Bupa conducts independent review of its pay compliance
British health giant Bupa has appointed an independent auditor to check that it has not been underpaying its 22,000 employees in Australia.
Bupa, which is Australia's second-largest health insurer behind Medibank with a 26 per cent market share, described the move as precautionary.
"Bupa is undertaking a review to check our adherence to the awards and enterprise agreements covering our employees to see if there are any issues," said a company spokesperson.
Bupa has launched an independent audit of its compliance with pay awards covering its 22,000 employees.
"We are now working diligently to establish the facts and have formed a dedicated team to audit our business quickly and efficiently."
The company confirmed to The Sydney Morning Herald and The Age that an external party has been appointed and there is no current deadline for its completion.

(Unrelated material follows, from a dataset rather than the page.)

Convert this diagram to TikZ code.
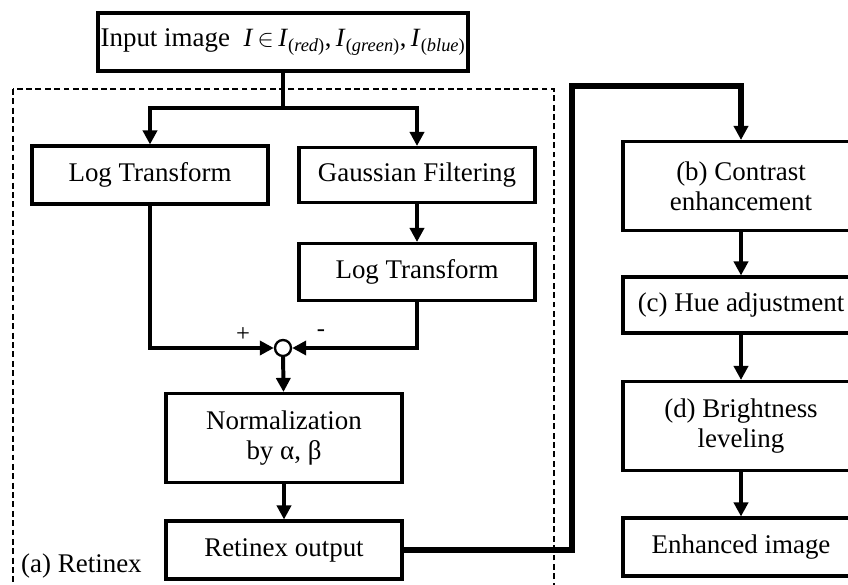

The issue of staff underpayments has grabbed the headlines over recent months with celebrity chefs like George Calombaris and major employers like Coles and Woolworths owning up to short-paying staff.
Woolworths is believed to be the largest case of wage underpayments – admitting it failed to pay around 5700 workers up to $300 million.
Bupa first revealed it was looking into the issue in financial accounts lodged with the corporate regulator this week.
The company said the review "is intended to give assurance that employee pay and benefits are in line with the relevant industrial instrument."
The financial accounts gave no indication of any financial impact on the company, which reported that its net profit plunged 34 per cent to $294.5 million for the financial year ending December 31.
"The outcomes from this review, including any financial impact to the company, are as yet unknown, however a robust and objective process is being implemented," said the financial report.
The company reported that revenue from health insurance premiums rose slightly last year to $6.84 billion while health insurance expenses rose 2.6 per cent to $6 billion. Bupa also paid a $276 million dividend to its British parent company.
The company instigated a round of cost cutting in September last year in response to the health insurance industry's struggles with retaining the young healthy customers which are needed to keep the sector viable.
Official data released by the Australian Prudential Regulation Authority last month showed that 46,969 fewer people aged between 20 and 34 had hospital cover in December, compared with a year earlier.
Health funds are preparing to hike premiums by an average of 2.92 per cent in April and are demanding government assistance to make premiums more affordable.
APRA executive board member Geoff Summerhayes warned last month that the industry’s affordability crisis was “unsustainable” and that only three insurers would be viable by 2022 if current trends continued.
Bupa's aged care facilities have also been in the spotlight after the ACCC instituted proceedings in the Federal Court alleging Bupa made false or misleading representations to its aged care residents in 21 homes about services it did not provide or only partly provided.